The reverse mathematics of Brooks' theorem
Alberto Marcone, Gian Marco Osso
TL;DR
The paper investigates the logical strength of Brooks' theorem within reverse mathematics, distinguishing bounded-graph cases from the general theorem. It shows that the full Brooks' theorem is equivalent to $\mathsf{WKL}_0$ over $\mathsf{RCA}_0$, while the bounded-degree version with $\Delta(G) \ge 3$ is provable in $\mathsf{RCA}_0$; the $\Delta(G)=2$ case for bounded graphs is also equivalent to $\mathsf{WKL}_0$. A key result is that $\mathsf{BT}^{\mathsf{b}}_2$ is equivalent to $\mathsf{WKL}_0$, and that $\mathsf{RCA}_0$ proves $\mathsf{BT}^{\mathsf{b}}_3$ using circle-trees and a Tverberg-style construction, with an induction to extend to all $d \ge 3$. The analysis ties graph-coloring results to compactness principles via the De Bruijn–Erdős theorem and introduces circle-tree structures, germs, and $P$/$Q$-vertices to build effective colorings, highlighting the boundary between constructive colorings and compactness arguments.

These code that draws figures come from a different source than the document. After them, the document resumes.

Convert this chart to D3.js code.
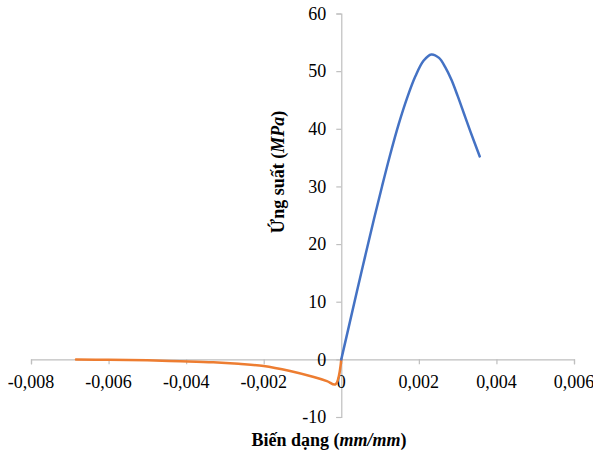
<!DOCTYPE html>
<html>
<head>
<meta charset="utf-8">
<script src="https://cdn.jsdelivr.net/npm/d3@7"></script>
<style>
  html, body { margin: 0; padding: 0; background: #fff; }
  svg { display: block; }
</style>
</head>
<body>
<svg id="chart" width="593" height="454" font-family="'Liberation Serif', 'Times New Roman', Times, 'DejaVu Serif', serif"></svg>
<script>
// Compression branch (blue)
const compStrain = [0, 0.000404, 0.000619, 0.000834, 0.00105, 0.00126, 0.00148, 0.0017, 0.00191, 0.00212, 0.00232, 0.00252, 0.00268, 0.00284, 0.003, 0.00316, 0.00333, 0.00357];
const compStress = [0, 11.8, 18.0, 24.1, 30.0, 35.5, 40.8, 45.4, 49.1, 51.8, 52.9, 52.3, 50.7, 48.5, 45.7, 42.7, 39.5, 35.2];

// Tension branch (orange)
const tensStrain = [-0.00684, -0.006, -0.005, -0.00415, -0.0033, -0.00265, -0.002, -0.00132, -0.00071, -0.00037, -0.00015, 0];
const tensStress = [-0.03, -0.08, -0.17, -0.33, -0.52, -0.78, -1.15, -2.03, -3.07, -3.77, -4.34, 0];

const xTicks = [-0.008, -0.006, -0.004, -0.002, 0, 0.002, 0.004, 0.006];
const xTickLabels = ["-0,008", "-0,006", "-0,004", "-0,002", "0", "0,002", "0,004", "0,006"];
const yTicks = [-10, 0, 10, 20, 30, 40, 50, 60];
const yTickLabels = ["-10", "0", "10", "20", "30", "40", "50", "60"];

const xTitleMain = "Biến dạng (";
const xTitleItalic = "mm/mm";
const yTitleMain = "Ứng suất (";
const yTitleItalic = "MPa";

const svg = d3.select("#chart");
const x = d3.scaleLinear().domain([-0.008, 0.006]).range([31, 574]);
const y = d3.scaleLinear().domain([-10, 60]).range([417, 13.5]);

const axisColor = "#BFBFBF";

// X axis at y=0
const xAxis = d3.axisBottom(x).tickValues(xTicks).tickSize(5).tickFormat("");
const gx = svg.append("g").attr("transform", `translate(0,${y(0)})`).call(xAxis);
gx.select(".domain").attr("stroke", axisColor).attr("stroke-width", 1.2);
gx.selectAll(".tick line").attr("stroke", axisColor).attr("stroke-width", 1.2);

// Y axis at x=0
const yAxis = d3.axisLeft(y).tickValues(yTicks).tickSize(5).tickFormat("");
const gy = svg.append("g").attr("transform", `translate(${x(0)},0)`).call(yAxis);
gy.select(".domain").attr("stroke", axisColor).attr("stroke-width", 1.2);
gy.selectAll(".tick line").attr("stroke", axisColor).attr("stroke-width", 1.2);

// Tick labels
svg.append("g").selectAll("text").data(xTicks).join("text")
  .attr("x", d => x(d)).attr("y", 388)
  .attr("text-anchor", "middle").attr("font-size", 18).attr("fill", "#000")
  .text((d, i) => xTickLabels[i]);

svg.append("g").selectAll("text").data(yTicks).join("text")
  .attr("x", x(0) - 15).attr("y", d => y(d) + 6.3)
  .attr("text-anchor", "end").attr("font-size", 18).attr("fill", "#000")
  .text((d, i) => yTickLabels[i]);

// Lines
const line = d3.line().x(d => x(d[0])).y(d => y(d[1])).curve(d3.curveCatmullRom.alpha(0.5));

svg.append("path")
  .datum(tensStrain.map((s, i) => [s, tensStress[i]]))
  .attr("d", line).attr("fill", "none")
  .attr("stroke", "#ED7D31").attr("stroke-width", 2.5).attr("stroke-linejoin", "round").attr("stroke-linecap", "round");

svg.append("path")
  .datum(compStrain.map((s, i) => [s, compStress[i]]))
  .attr("d", line).attr("fill", "none")
  .attr("stroke", "#4472C4").attr("stroke-width", 2.5).attr("stroke-linejoin", "round").attr("stroke-linecap", "round");

// Axis titles
const xt = svg.append("text").attr("x", 329).attr("y", 446)
  .attr("text-anchor", "middle").attr("font-size", 18).attr("font-weight", "bold").attr("fill", "#000");
xt.append("tspan").text(xTitleMain);
xt.append("tspan").attr("font-style", "italic").text(xTitleItalic);
xt.append("tspan").text(")");

const yt = svg.append("text")
  .attr("transform", "translate(284,172) rotate(-90)")
  .attr("text-anchor", "middle").attr("font-size", 18).attr("font-weight", "bold").attr("fill", "#000");
yt.append("tspan").text(yTitleMain);
yt.append("tspan").attr("font-style", "italic").text(yTitleItalic);
yt.append("tspan").text(")");
</script>
</body>
</html>
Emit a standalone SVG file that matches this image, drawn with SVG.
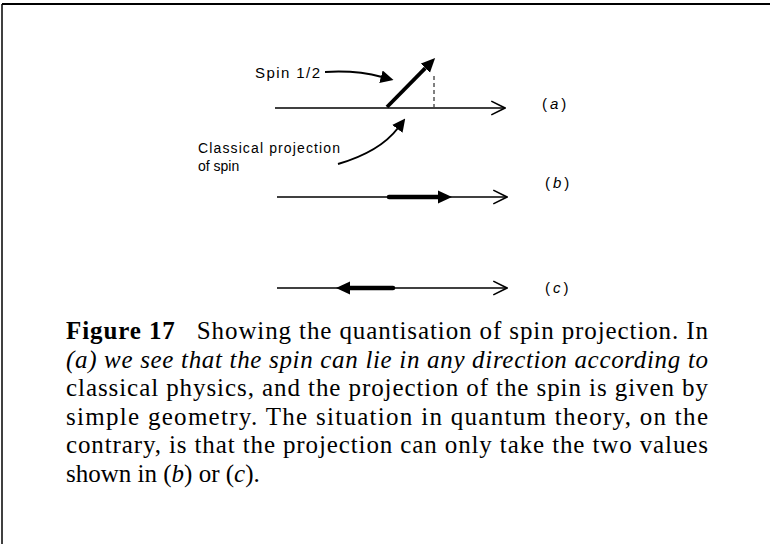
<svg xmlns="http://www.w3.org/2000/svg" width="770" height="544" viewBox="0 0 770 544">
<style>
.lbl{font-family:"Liberation Sans","DejaVu Sans",sans-serif;font-size:15px;fill:#000}
.sm{font-size:14px}
.cap{font-family:"Liberation Serif","DejaVu Serif",serif;font-size:25px;fill:#000}
.axis{stroke:#000;stroke-width:1.4;fill:none}
.thick{stroke:#000;fill:none;stroke-linecap:round}
</style>
<defs>
<marker id="open" markerUnits="userSpaceOnUse" markerWidth="16" markerHeight="16" viewBox="0 0 14 14" refX="13" refY="7" orient="auto">
<path d="M1,1 L13,7 L1,13" fill="none" stroke="#000" stroke-width="1.4"/>
</marker>
<marker id="head" markerUnits="userSpaceOnUse" markerWidth="14" markerHeight="14" viewBox="0 0 14 14" refX="0" refY="7" orient="auto">
<path d="M0,0.5 L14,7 L0,13.5 z" fill="#000"/>
</marker>
<marker id="headS" markerUnits="userSpaceOnUse" markerWidth="13" markerHeight="13" viewBox="0 0 12 12" refX="1" refY="6" orient="auto">
<path d="M0,0 L12,6 L0,12 z" fill="#000"/>
</marker>
</defs>
<rect width="770" height="544" fill="#fff"/>
<g id="frame">
<line x1="2" y1="4" x2="770" y2="4" stroke="#000" stroke-width="2.2"/>
<line x1="2" y1="4" x2="2" y2="544" stroke="#000" stroke-width="1.5"/>
</g>
<g id="connectors">
<line class="axis" x1="275" y1="108" x2="505" y2="108" marker-end="url(#open)"/>
<line class="axis" x1="277" y1="197" x2="507" y2="197" marker-end="url(#open)"/>
<line class="axis" x1="277" y1="288" x2="507" y2="288" marker-end="url(#open)"/>
<line class="thick" x1="387" y1="107" x2="425.3" y2="68.1" stroke-width="3.8" marker-end="url(#head)" style="stroke-linecap:butt"/>
<line x1="434" y1="76" x2="434" y2="107" stroke="#000" stroke-width="1" stroke-dasharray="4,3"/>
<line class="thick" x1="389" y1="197" x2="438" y2="197" stroke-width="4.5" marker-end="url(#head)"/>
<line class="thick" x1="393" y1="288" x2="350" y2="288" stroke-width="4.5" marker-end="url(#head)"/>
<path d="M325,72 Q356,70 382,77" fill="none" stroke="#000" stroke-width="2" marker-end="url(#headS)"/>
<path d="M338,164 C362,157 385,145 398,128" fill="none" stroke="#000" stroke-width="2" marker-end="url(#headS)"/>
</g>
<g id="label-spin"><text class="lbl" x="255" y="78" textLength="65" lengthAdjust="spacing">Spin 1/2</text></g>
<g id="label-classical">
<text class="lbl sm" x="198" y="153" textLength="142" lengthAdjust="spacing">Classical projection</text>
<text class="lbl sm" x="198" y="171">of spin</text>
</g>
<g id="label-a"><text class="lbl" x="542" y="109" letter-spacing="3">(<tspan font-style="italic">a</tspan>)</text></g>
<g id="label-b"><text class="lbl" x="545" y="188" letter-spacing="3">(<tspan font-style="italic">b</tspan>)</text></g>
<g id="label-c"><text class="lbl" x="545" y="293" letter-spacing="3">(<tspan font-style="italic">c</tspan>)</text></g>
<g id="caption">
<text class="cap" x="66" y="339" textLength="642" lengthAdjust="spacing"><tspan font-weight="bold">Figure 17</tspan><tspan dx="14"> Showing the quantisation of spin projection. In</tspan></text>
<text class="cap" x="66" y="367.6" textLength="642" lengthAdjust="spacing" font-style="italic">(a) we see that the spin can lie in any direction according to</text>
<text class="cap" x="66" y="396.2" textLength="642" lengthAdjust="spacing">classical physics, and the projection of the spin is given by</text>
<text class="cap" x="66" y="424.8" textLength="642" lengthAdjust="spacing">simple geometry. The situation in quantum theory, on the</text>
<text class="cap" x="66" y="453.4" textLength="642" lengthAdjust="spacing">contrary, is that the projection can only take the two values</text>
<text class="cap" x="66" y="482">shown in (<tspan font-style="italic">b</tspan>) or (<tspan font-style="italic">c</tspan>).</text>
</g>
</svg>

Overall, the work clarifies the precise axioms needed for Brooks' theorem and reveals Weihrauch-reduction compatible uniform proofs for the bounded-case variants.
Abstract
This is an analysis of the status of Brooks' Theorem, a celebrated result in graph coloring, from the point of view of Reverse Mathematics. We prove that the restriction of Brooks' theorem to bounded graphs of degree greater than or equal to $3$ is provable in $\mathsf{RCA}_0$, while the statement for arbitrary graphs is equivalent to $\mathsf{WKL}_0$ over $\mathsf{RCA}_0$. Brooks' Theorem for degree $2$, even when restricted to bounded graphs, is equivalent to $\mathsf{WKL}_0$ over $\mathsf{RCA}_0$.